Lamar Jackson is not just the frontrunner to win this year's league MVP award. The Ravens' second year quarterback is also one of the league's most popular players, a fact that has been reinforced during this holiday season.
On Tuesday night, ESPN's Adam Schefter reported that Jackson merchandise outsold every other professional athlete on Fanatics during Cyber Monday, a day where many Americans take advantage of major discounts while checking items off their shopping list. Tom Brady's jersey, however, was still the top selling individual item on Fanatics on Cyber Monday.
Jackson, a year after guiding the Ravens to the 6-1 record after replacing Joe Flacco as Baltimore's starting quarterback, has helped lead Baltimore to a 10-2 record this season heading into Sunday's road game against the Bills.
Jackson's exciting style of play is obviously a major reason why he has quickly become one of the league's most popular players. While he has vastly improved his passing efficiency this season, Jackson remains the league's best running quarterback, making mind-boggling spin moves and cutback runs become the normal. A testament to Jackson's greatness as a runner is the fact that he is just 63 yards away from breaking Michael Vick's single-season record for rushing yards by a quarterback with four weeks still remaining in the season.
How Jackson has handled his success is probably another reason for his budding popularity. Despite the constant questions about what it would mean to win the league's MVP award, Jackson continues to put the emphasis on his teammates while citing that his only goal is to bring a third Vince Lombardi Trophy to Baltimore. Jackson's humility and focus on winning was captured by NFL Films this past Sunday, when Jackson apologized to each of his offensive teammates after committing his first fumble of the season.
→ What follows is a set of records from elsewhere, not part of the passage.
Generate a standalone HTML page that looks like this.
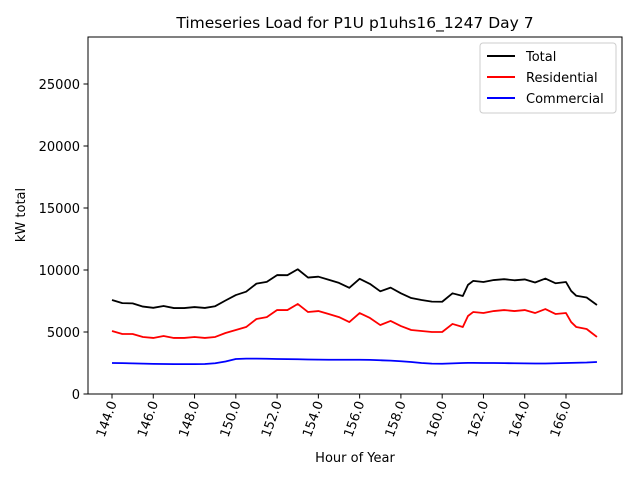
<!DOCTYPE html>
<html><head><meta charset="utf-8"><style>
html,body{margin:0;padding:0;background:#fff;}
svg{display:block;font-family:"DejaVu Sans","Liberation Sans",sans-serif;}
</style></head><body>
<svg id="chart" width="640" height="480" viewBox="0 0 640 480">
<rect x="0" y="0" width="640" height="480" fill="#fff"/>
<text x="355" y="28" font-size="15.5" text-anchor="middle">Timeseries Load for P1U p1uhs16_1247  Day 7</text>
<g id="plot"></g>
<rect x="88" y="37" width="534" height="357" fill="none" stroke="#000" stroke-width="1"/>
<text x="355" y="462" font-size="13" text-anchor="middle">Hour of Year</text>
<text x="0" y="0" font-size="13" text-anchor="middle" transform="translate(25,215) rotate(-90)">kW total</text>
<g>
<rect x="480" y="43" width="136" height="70" fill="#fff" stroke="#ccc" rx="3"/>
<line x1="487" y1="56" x2="515" y2="56" stroke="#000" stroke-width="2"/>
<text x="526" y="61" font-size="13">Total</text>
<line x1="487" y1="77" x2="515" y2="77" stroke="#f00" stroke-width="2"/>
<text x="526" y="82" font-size="13">Residential</text>
<line x1="487" y1="98" x2="515" y2="98" stroke="#00f" stroke-width="2"/>
<text x="526" y="103" font-size="13">Commercial</text>
</g>
</svg>
<script>
const hours=[144,144.5,145,145.5,146,146.5,147,147.5,148,148.5,149,149.5,150,150.5,151,151.5,152,152.5,153,153.5,154,154.5,155,155.5,156,156.5,157,157.5,158,158.5,159,159.5,160,160.5,161,161.25,161.5,162,162.5,163,163.5,164,164.5,165,165.5,166,166.25,166.5,167,167.25,167.5];
const residential=[5080,4840,4840,4600,4520,4680,4520,4520,4600,4520,4600,4920,5160,5400,6050,6200,6770,6770,7260,6610,6690,6450,6200,5800,6530,6130,5560,5890,5480,5160,5080,5000,5000,5650,5400,6290,6610,6530,6690,6770,6690,6770,6530,6850,6450,6530,5800,5400,5240,4920,4600];
const commercial=[2500,2490,2470,2450,2430,2420,2410,2410,2410,2420,2480,2620,2820,2850,2850,2840,2820,2810,2800,2780,2770,2760,2760,2760,2760,2750,2720,2690,2640,2580,2500,2450,2440,2470,2500,2510,2510,2500,2500,2490,2480,2470,2460,2460,2480,2500,2510,2520,2540,2560,2580];
const xTicks=[144,146,148,150,152,154,156,158,160,162,164,166];
const yTicks=[0,5000,10000,15000,20000,25000];
const total=residential.map((r,i)=>r+commercial[i]);
const NS="http://www.w3.org/2000/svg";
const plot=document.getElementById('plot');
const xS=h=>112+(h-144)*(454/22);
const yS=v=>394-v*(62/5000);
function mk(tag,attrs){const e=document.createElementNS(NS,tag);for(const k in attrs)e.setAttribute(k,attrs[k]);return e;}
xTicks.forEach(t=>{
  const x=xS(t);
  const l=mk('line',{x1:x,y1:394,x2:x,y2:398.5,stroke:'#000'});
  
  
  plot.appendChild(l);
  const tx=mk('text',{x:0,y:0,'font-size':13,'text-anchor':'end',transform:`translate(${x+5},403) rotate(-70)`});
  tx.textContent=t.toFixed(1);
  
  
  plot.appendChild(tx);
});
yTicks.forEach(t=>{
  const y=yS(t);
  const l=mk('line',{x1:83.5,y1:y,x2:88,y2:y,stroke:'#000'});
  
  
  plot.appendChild(l);
  const tx=mk('text',{x:80,y:y+5,'font-size':13,'text-anchor':'end'});
  tx.textContent=String(t);
  
  
  plot.appendChild(tx);
});
function line(vals,color,name){
  const p=mk('polyline',{points:vals.map((v,i)=>xS(hours[i])+','+yS(v)).join(' '),fill:'none',stroke:color,'stroke-width':1.8,'stroke-linejoin':'round'});
  
  
  plot.appendChild(p);
}
line(total,'#000','total-line');
line(residential,'#f00','residential-line');
line(commercial,'#00f','commercial-line');
</script>
</body></html>
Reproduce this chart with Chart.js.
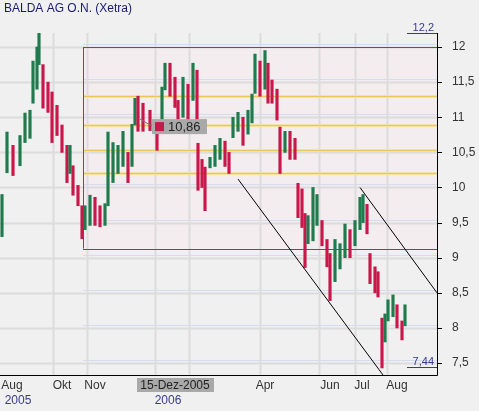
<!DOCTYPE html>
<html>
<head>
<meta charset="utf-8">
<script src="https://cdn.jsdelivr.net/npm/chart.js@4"></script>
<style>
  body { margin: 0; background: #f0f0f0; }
  #wrap { width: 479px; height: 411px; position: relative; }
</style>
</head>
<body>
<div id="wrap"><canvas id="chartBalda"></canvas></div>
<script>
// Kursdaten (Sitzungsindex, Tief, Hoch)
const sessions = [2,7,13,20,25,30,33,37,39,43,48,52,57,62,67,70,73,78,82,85,90,95,100,105,108,113,118,123,128,132,135,
  138,143,150,157,162,165,170,175,178,183,188,193,197,198,202,205,210,215,220,225,229,233,238,243,248,252,255,260,265,
  268,272,277,280,285,290,295,298,302,305,308,313,317,322,327,330,335,340,345,350,355,360,363,367,370,375,378,382,385,388,393,397,402,405]
const lows = [9.3,10.21,10.17,10.31,10.64,10.7,11.2,11.4,11.75,11.13,11.07,10.64,10.74,10.5,10.07,10.2,9.89,9.74,9.27,9.4,9.46,9.46,9.44,9.46,9.74,10.07,10.2,10.3,10.07,10.3,10.89,
  10.8,10.8,10.81,10.53,10.96,11.39,11.3,11.14,10.91,11.0,10.92,11.24,10.8,9.96,10.0,9.67,10.28,10.3,10.4,10.3,10.2,10.71,10.8,10.6,10.76,10.92,11.34,11.3,11.4,
  11.2,11.2,10.96,10.2,10.5,10.4,10.4,9.57,9.43,8.86,9.2,9.24,9.46,9.17,8.87,8.39,8.66,8.84,9.0,9.0,9.17,9.4,9.5,9.34,8.63,8.5,8.44,7.43,7.8,8.1,8.16,8.0,7.83,8.03]
const highs = [9.9,10.79,10.6,10.74,11.06,11.1,11.8,12.0,12.2,11.75,11.5,11.36,11.17,10.89,10.6,10.6,10.31,10.03,9.74,9.74,9.89,9.86,9.74,9.77,10.79,10.64,10.6,10.8,10.5,10.9,11.27,
  11.3,11.2,11.1,10.81,11.43,11.77,11.77,11.57,11.24,11.57,11.47,11.77,11.67,10.63,10.4,10.29,10.43,10.6,10.7,10.66,10.5,11.0,11.07,11.0,11.1,11.33,11.9,11.8,11.95,
  11.77,11.53,11.4,10.86,10.8,10.8,10.7,10.06,9.98,9.63,9.6,10.0,9.9,9.53,9.26,9.06,9.26,9.2,9.48,9.4,9.53,9.86,9.9,9.76,9.06,8.87,8.8,8.14,8.2,8.4,8.47,8.33,8.1,8.33]

// Achsen
const yTicks = [7.5, 8, 8.5, 9, 9.5, 10, 10.5, 11, 11.5, 12]
const gridSessions = [53, 87, 155, 189, 260, 319, 355, 387]
const monthLabels = ["Aug", "Okt", "Nov", "Apr", "Jun", "Jul", "Aug"]
const monthSessions = [12, 62, 95, 265, 330, 362, 397]
const yearLabels = ["2005", "2006"]
const yearSessions = [18, 168]

// Linien (Fibonacci, Widerstand/Unterstützung, Trendkanal)
const redLevels = [12.0, 9.13]
const fibLevels = [11.31, 10.89, 10.53, 10.21]
const fibStart = 83
const trendLow = [[238, 10.12], [383, 7.33]]
const trendHigh = [[360, 10.0], [437, 8.5]]

const FONT = "'Liberation Sans', Arial, sans-serif"
const fmt = v => String(v).replace(".", ",")
const colors = sessions.map((s, i) => {
    const mid = (lows[i] + highs[i]) / 2
    const prev = i ? (lows[i - 1] + highs[i - 1]) / 2 : mid
    return mid >= prev ? "#1f7a4d" : "#c8174a"
})

const overlay = {
    id: "overlay",
    beforeDatasetsDraw(chart) {
        const { ctx, chartArea: a, scales: { x, y } } = chart
        ctx.save()
        // rosa Hintergrund zwischen den roten Linien
        const x0 = x.getPixelForValue(fibStart)
        ctx.fillStyle = "#f4edf0"
        ctx.fillRect(x0, y.getPixelForValue(redLevels[0]), a.right - x0, y.getPixelForValue(redLevels[1]) - y.getPixelForValue(redLevels[0]))
        // horizontale Gitterlinien
        yTicks.forEach(v => {
            const py = Math.round(y.getPixelForValue(v)) + 0.5
            ctx.strokeStyle = "#dcdcdc"; ctx.lineWidth = 2
            ctx.beginPath(); ctx.moveTo(a.left, py); ctx.lineTo(a.right, py); ctx.stroke()
            ctx.strokeStyle = "#d5dcef"; ctx.lineWidth = 1
            ctx.beginPath(); ctx.moveTo(x0, py - 3); ctx.lineTo(a.right, py - 3); ctx.stroke()
        })
        gridSessions.forEach(s => {
            const px = Math.round(x.getPixelForValue(s)) + 0.5
            ctx.strokeStyle = "#dcdcdc"; ctx.lineWidth = 2
            ctx.beginPath(); ctx.moveTo(px, a.top); ctx.lineTo(px, a.bottom); ctx.stroke()
        })
        fibLevels.forEach(v => {
            const py = Math.round(y.getPixelForValue(v)) + 0.5
            ctx.strokeStyle = "#f3e3a0"; ctx.lineWidth = 3
            ctx.beginPath(); ctx.moveTo(x0, py); ctx.lineTo(a.right, py); ctx.stroke()
            ctx.strokeStyle = "#e8c85a"; ctx.lineWidth = 1
            ctx.beginPath(); ctx.moveTo(x0, py); ctx.lineTo(a.right, py); ctx.stroke()
        })
        ctx.strokeStyle = "#e02020"; ctx.lineWidth = 1
        redLevels.forEach(v => {
            const py = Math.round(y.getPixelForValue(v)) + 0.5
            ctx.beginPath(); ctx.moveTo(x0, py); ctx.lineTo(a.right, py); ctx.stroke()
        })
        ctx.beginPath()
        ctx.moveTo(x0 + 0.5, y.getPixelForValue(redLevels[0])); ctx.lineTo(x0 + 0.5, y.getPixelForValue(redLevels[1]))
        ctx.stroke()
        ctx.restore()
    },
    afterDatasetsDraw(chart) {
        const { ctx, chartArea: a, scales: { x, y } } = chart
        ctx.save()
        ctx.beginPath(); ctx.rect(a.left, a.top, a.right - a.left, a.bottom - a.top); ctx.clip()
        ctx.strokeStyle = "#000"; ctx.lineWidth = 1
        ;[trendLow, trendHigh].forEach(t => {
            ctx.beginPath()
            ctx.moveTo(x.getPixelForValue(t[0][0]), y.getPixelForValue(t[0][1]))
            ctx.lineTo(x.getPixelForValue(t[1][0]), y.getPixelForValue(t[1][1]))
            ctx.stroke()
        })
        ctx.restore()

        ctx.save()
        // Kursmarke 10,86
        const ly = y.getPixelForValue(10.86)
        ctx.strokeStyle = "#777"
        ctx.beginPath(); ctx.moveTo(x.getPixelForValue(140), ly - 8); ctx.lineTo(x.getPixelForValue(152), ly - 1); ctx.stroke()
        ctx.fillStyle = "#a9a9a9"
        ctx.fillRect(x.getPixelForValue(152), ly - 8, 55, 15)
        ctx.fillStyle = "#c8174a"
        ctx.fillRect(x.getPixelForValue(155), ly - 5, 9, 9)
        ctx.fillStyle = "#222"; ctx.font = "13px " + FONT; ctx.textBaseline = "middle"
        ctx.fillText("10,86", x.getPixelForValue(168), ly)
        // Hoch / Tief
        ctx.fillStyle = "#3a3a8c"; ctx.textAlign = "right"; ctx.textBaseline = "alphabetic"; ctx.font = "11px " + FONT
        ctx.fillText("12,2", a.right - 3, y.getPixelForValue(12.2) - 2)
        ctx.fillText("7,44", a.right - 3, y.getPixelForValue(7.44) - 2)
        ctx.strokeStyle = "#3a3a8c"
        ;[12.2, 7.44].forEach(v => {
            const py = Math.round(y.getPixelForValue(v)) + 0.5
            ctx.beginPath(); ctx.moveTo(a.right - 30, py); ctx.lineTo(a.right, py); ctx.stroke()
        })
        // Achsenrahmen
        ctx.strokeStyle = "#000"
        ctx.beginPath(); ctx.moveTo(a.left, a.bottom + 0.5); ctx.lineTo(a.right + 0.5, a.bottom + 0.5); ctx.lineTo(a.right + 0.5, a.top); ctx.stroke()
        ctx.beginPath()
        yTicks.forEach(v => {
            const py = Math.round(y.getPixelForValue(v)) + 0.5
            ctx.moveTo(a.right, py); ctx.lineTo(a.right + 5, py)
        })
        ctx.stroke()
        // Monats- und Jahresbeschriftung
        ctx.textAlign = "center"; ctx.textBaseline = "top"; ctx.font = "12px " + FONT
        ctx.fillStyle = "#333"
        monthLabels.forEach((m, i) => ctx.fillText(m, x.getPixelForValue(monthSessions[i]), a.bottom + 5))
        ctx.fillStyle = "#a9a9a9"
        ctx.fillRect(x.getPixelForValue(137), a.bottom + 3, 77, 14)
        ctx.fillStyle = "#222"
        ctx.fillText("15-Dez-2005", x.getPixelForValue(175), a.bottom + 5)
        ctx.fillStyle = "#3a3a8c"
        yearLabels.forEach((m, i) => ctx.fillText(m, x.getPixelForValue(yearSessions[i]), a.bottom + 20))
        // Titel
        ctx.textAlign = "left"; ctx.font = "12px " + FONT; ctx.fillStyle = "#1a1a6e"
        ctx.fillText("BALDA AG O.N. (Xetra)", 4, 3)
        ctx.restore()
    }
}

new Chart(document.getElementById("chartBalda"), {
    type: "bar",
    data: {
        datasets: [{
            label: "BALDA",
            data: sessions.map((s, i) => ({ x: s, y: [lows[i], highs[i]] })),
            backgroundColor: colors,
            barThickness: 2.5,
            borderSkipped: false
        }]
    },
    plugins: [overlay],
    options: {
        responsive: true,
        maintainAspectRatio: false,
        animation: false,
        layout: { padding: { top: 33, left: 0, right: 0, bottom: 0 } },
        plugins: { legend: { display: false }, tooltip: { enabled: false } },
        scales: {
            x: {
                type: "linear", min: 0, max: 437, offset: false,
                grid: { display: false }, border: { display: false },
                ticks: { display: false },
                afterFit: s => { s.height = 36 }
            },
            y: {
                position: "right", min: 7.33, max: 12.2,
                grid: { display: false }, border: { display: false },
                afterBuildTicks: s => { s.ticks = yTicks.map(v => ({ value: v })) },
                ticks: { callback: v => fmt(v), color: "#333", font: { family: FONT, size: 12 }, padding: 7 },
                afterFit: s => { s.width = 42 }
            }
        }
    }
})
</script>
</body>
</html>
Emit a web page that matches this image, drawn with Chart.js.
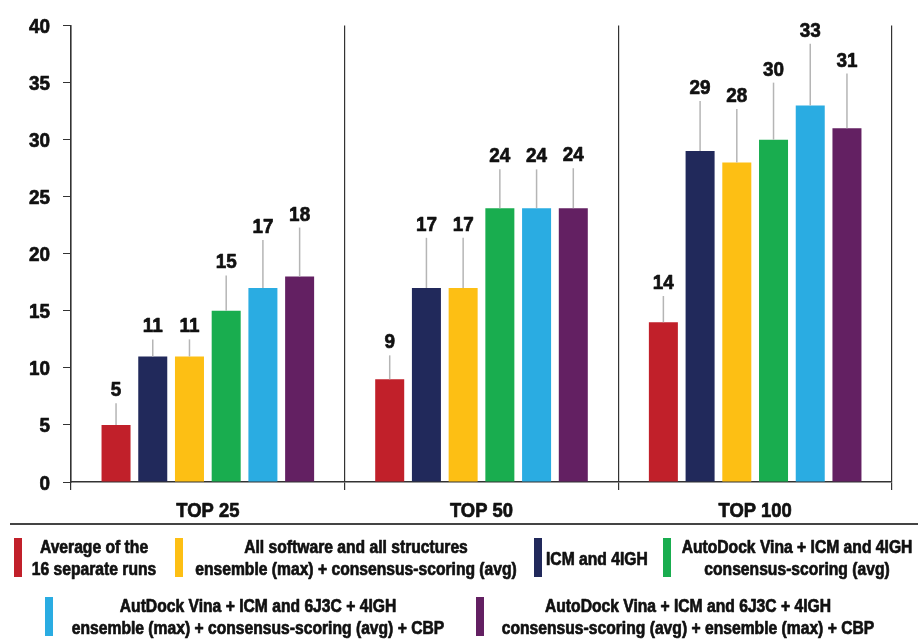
<!DOCTYPE html>
<html>
<head>
<meta charset="utf-8">
<script src="https://cdn.jsdelivr.net/npm/chart.js@4.4.1/dist/chart.umd.min.js"></script>
<style>
  html, body { margin: 0; padding: 0; background: #fff; }
</style>
</head>
<body>
<canvas id="myChart" width="918" height="640"></canvas>
<script>
// hit counts per screening depth, one array per strategy
var categories = ['TOP 25', 'TOP 50', 'TOP 100'];

var avgRuns      = [5, 9, 14];
var allSoftware  = [11, 17, 28];
var icm4igh      = [11, 17, 29];
var vinaIcm      = [15, 24, 30];
var vinaIcmCbp   = [17, 24, 33];
var vinaIcmEns   = [18, 24, 31];

// upper error (added on top of each bar)
var avgRunsErr     = [1.9, 2.1, 2.3];
var allSoftwareErr = [1.5, 4.4, 4.7];
var icm4ighErr     = [1.5, 4.4, 4.4];
var vinaIcmErr     = [3.1, 3.4, 5.0];
var vinaIcmCbpErr  = [4.2, 3.4, 5.4];
var vinaIcmEnsErr  = [4.3, 3.5, 4.8];

var yTicks = [0, 5, 10, 15, 20, 25, 30, 35, 40];

var FONT = '"Liberation Sans", Arial, sans-serif';

var series = [
  { data: avgRuns,  err: avgRunsErr,  color: '#C1202A',
    legend: ['Average of the', '16 separate runs'] },
  { data: icm4igh,  err: icm4ighErr,  color: '#21295B',
    legend: ['ICM and 4IGH'] },
  { data: allSoftware, err: allSoftwareErr, color: '#FDBF14',
    legend: ['All software and all structures', 'ensemble (max) + consensus-scoring (avg)'] },
  { data: vinaIcm,  err: vinaIcmErr,  color: '#19AD4F',
    legend: ['AutoDock Vina + ICM and 4IGH', 'consensus-scoring (avg)'] },
  { data: vinaIcmCbp, err: vinaIcmCbpErr, color: '#2AACE2',
    legend: ['AutDock Vina + ICM and 6J3C + 4IGH', 'ensemble (max) + consensus-scoring (avg) + CBP'] },
  { data: vinaIcmEns, err: vinaIcmEnsErr, color: '#632062',
    legend: ['AutoDock Vina + ICM and 6J3C + 4IGH', 'consensus-scoring (avg) + ensemble (max) + CBP'] }
];

// heavy bold text squeezed horizontally, to get a condensed look
function narrowText(ctx, text, x, y, size, squeeze, align) {
  ctx.save();
  ctx.translate(x, y);
  ctx.scale(squeeze, 1);
  ctx.font = 'bold ' + size + 'px ' + FONT;
  ctx.textAlign = align || 'center';
  ctx.textBaseline = 'alphabetic';
  ctx.fillStyle = '#111';
  ctx.strokeStyle = '#111';
  ctx.lineWidth = 0.7;
  ctx.lineJoin = 'round';
  ctx.fillText(text, 0, 0);
  ctx.strokeText(text, 0, 0);
  ctx.restore();
}

// axis labels drawn by hand so they can be condensed
var axisText = {
  id: 'axisText',
  afterDraw: function(chart) {
    var ctx = chart.ctx, xs = chart.scales.x, ys = chart.scales.y;
    yTicks.forEach(function(v) {
      narrowText(ctx, String(v), 50, ys.getPixelForValue(v) + 7.5, 21, 0.9, 'right');
    });
    categories.forEach(function(c, i) {
      narrowText(ctx, c, xs.getPixelForValue(i), 517, 20, 0.92, 'center');
    });
  }
};

// error whiskers and value labels above each bar
var barExtras = {
  id: 'barExtras',
  afterDatasetsDraw: function(chart) {
    var ctx = chart.ctx, y = chart.scales.y;
    chart.data.datasets.forEach(function(ds, i) {
      var meta = chart.getDatasetMeta(i);
      meta.data.forEach(function(bar, j) {
        var top = y.getPixelForValue(ds.data[j] + ds.errPlus[j]);
        ctx.save();
        ctx.strokeStyle = '#b5b5b5';
        ctx.lineWidth = 1.5;
        ctx.beginPath();
        ctx.moveTo(bar.x, bar.y);
        ctx.lineTo(bar.x, top);
        ctx.stroke();
        ctx.restore();
        narrowText(ctx, String(ds.data[j]), bar.x, top - 7, 21, 0.9, 'center');
      });
    });
  }
};

// legend boxes under the plot, two rows
var legendSlots = [
  { s: 0, sx: 14,  sy: 538, tx: 94 },
  { s: 2, sx: 175, sy: 538, tx: 356 },
  { s: 1, sx: 534, sy: 538, tx: 546, left: true },
  { s: 3, sx: 663, sy: 538, tx: 797 },
  { s: 4, sx: 45,  sy: 597, tx: 258 },
  { s: 5, sx: 476, sy: 597, tx: 688 }
];

var bottomLegend = {
  id: 'bottomLegend',
  afterDraw: function(chart) {
    var ctx = chart.ctx;
    ctx.save();
    ctx.strokeStyle = '#444';
    ctx.lineWidth = 2;
    ctx.beginPath();
    ctx.moveTo(10, 524);
    ctx.lineTo(918, 524);
    ctx.stroke();
    ctx.restore();

    legendSlots.forEach(function(slot) {
      var item = series[slot.s];
      ctx.fillStyle = item.color;
      ctx.fillRect(slot.sx, slot.sy, 8, 39);
      if (slot.left) {
        narrowText(ctx, item.legend[0], slot.tx, slot.sy + 27, 18, 0.87, 'left');
      } else {
        narrowText(ctx, item.legend[0], slot.tx, slot.sy + 15, 18, 0.87, 'center');
        narrowText(ctx, item.legend[1], slot.tx, slot.sy + 37, 18, 0.87, 'center');
      }
    });
  }
};

var ctx = document.getElementById('myChart').getContext('2d');
var myChart = new Chart(ctx, {
  type: 'bar',
  data: {
    labels: categories,
    datasets: series.map(function(s) {
      return {
        label: s.legend.join(' '),
        data: s.data,
        errPlus: s.err,
        backgroundColor: s.color,
        borderWidth: 0,
        categoryPercentage: 0.805,
        barPercentage: 0.79
      };
    })
  },
  options: {
    responsive: false,
    animation: false,
    devicePixelRatio: 1,
    layout: { padding: { top: 24, right: 26, bottom: 120, left: 0 } },
    plugins: {
      legend: { display: false },
      tooltip: { enabled: false }
    },
    scales: {
      x: {
        afterFit: function(scale) { scale.height = 38; },
        grid: { display: true, offset: true, color: '#333', lineWidth: 1.2, tickLength: 8 },
        border: { display: true, color: '#333', width: 1.5 },
        ticks: { color: 'rgba(0,0,0,0)', padding: 6, font: { family: FONT, size: 20, weight: 'bold' } }
      },
      y: {
        min: 0,
        max: 40,
        afterFit: function(scale) { scale.width = 71; },
        afterBuildTicks: function(scale) {
          scale.ticks = yTicks.map(function(v) { return { value: v }; });
        },
        grid: { drawOnChartArea: false, color: '#333', tickLength: 8 },
        border: { display: true, color: '#333', width: 1.5 },
        ticks: { color: 'rgba(0,0,0,0)', padding: 13, font: { family: FONT, size: 21, weight: 'bold' } }
      }
    }
  },
  plugins: [barExtras, axisText, bottomLegend]
});
</script>
</body>
</html>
What's the driving force behind Jackson's success? While the motivation to prove people wrong is part of it, Jackson's will to win is the biggest factor.
"To be honest with you, he just hates to lose," Ravens tight end Mark Andrews recently said of Jackson, via the team's official website. "A lot of people say they hate to lose and love winning, but he lives that. He's one-track minded. When he first got here, he said it all the time. Winning Super Bowls is really all he wants. You can definitely see he believes in what he says."
Jackson can inch closer to his and his team's goal of winning a Super Bowl on Sunday by defeating the Bills, who are also in the midst of an improbable season after winning nine of their first 12 games. The Ravens, who would be the AFC's No. 1 seed if the playoffs started today, have just two games remaining against teams with winning records.